Yesterday, the FIATECH focus group met to review the Capital Projects Technology Roadmap. I sat in as representative for the roadmap’s Element 5. Element 5 is titled The Intelligent Self Maintaining Self Repairing Facility. In case you were wondering, last night’s post was a summary of Element 9 from the roadmap. On the way, I stopped in the Frederick, Maryland, IHOP, fueling up and planning what I would say if they asked me what I, or the 5th Element, required as top priorities.
BIM for Control Systems
No one is using BIM to define control systems. Just as chip design was the last part of electronics fabrication to be computerized, the most technical part of construction is the last to be designed. As the Director of Buildings at UNC once said, “Control systems are designed by a man standing on a bucket.”
BIM for control systems will codify standards for design and develop formal semantics for the services provided by each control system. These system semantics will be linked to the formal performance metrics to measure explicit performance goals. Retro-commissioners know that the problem restoring systems to their original design is that, in many cases, the design does not work. If these systems were fully designed, they would.
Life Cycle Commissioning
Design intents should indicate goals for building performance. When a building model is developed, the energy model should be run directly out of the building model. The energy model should then be compared to the design intents. The energy model, then, becomes a means of commissioning the design against the design intents. The process should be repeated as the design is changed, particularly after value engineering. These energy models then become the basis for traditional commissioning.
The performance goals and metrics developed early in the process are then available to the traditional commissioning agent. The commissioning information should be entered into the building information store to be readily available to service personnel or retro-commissioners.

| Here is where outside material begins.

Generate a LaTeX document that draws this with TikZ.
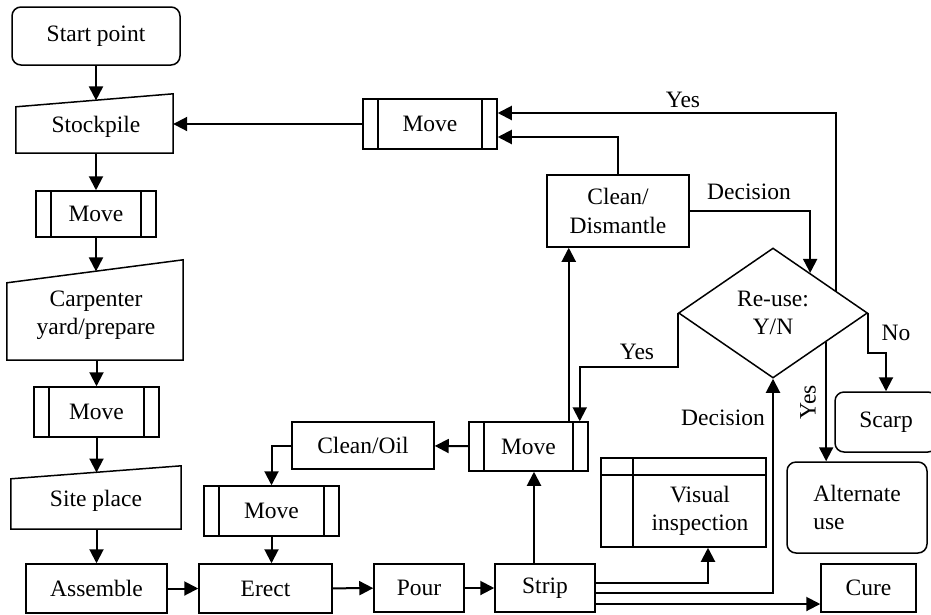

Since many of the measurements are based upon designed control system metrics, there is no reason not to take those measurements every day – and analyze them as well. Instead of waiting for system components to fail, this would allow regular review of how each system is performing as a system.
Service Oriented Building Systems
One we have the building semantics and building metrics defined during design, then we have the core pieces we need expose control system interfaces as services. No one other than maintenance personnel ever has a reason to issue instructions to a building system except through a service interface. Services hide complex processes and expose only those interactions that are appropriate for the tenant, the landlord, or the enterprise system.
Security definitions of standard roles.
We need standard role definitions to control access to the service oriented building systems. Based upon design intents, the designer can assign particular functions to roles known to the building system. A first pass might be, in order decreasing privilege, Operator, Landlord, Tenant, Visitor, Guest. Maintenance would not be restricted to working through the service interface, and so needs no special role.
Along with roles, we need standards for defining building zones. Zones might be rooms or groups of rooms. They might be determined by cooling system or by security needs.
The job of the building systems integrator then becomes matching control functions and sensor points to zones and assigning internal operations to roles. With identity determined by a third party, the intersection of zones and roles as assigned to each identity provides the basis for secure interoperable building operations.
So that’s my wish list. Too bad I had to leave after one day to go to Grid-Interop…they never got to ask.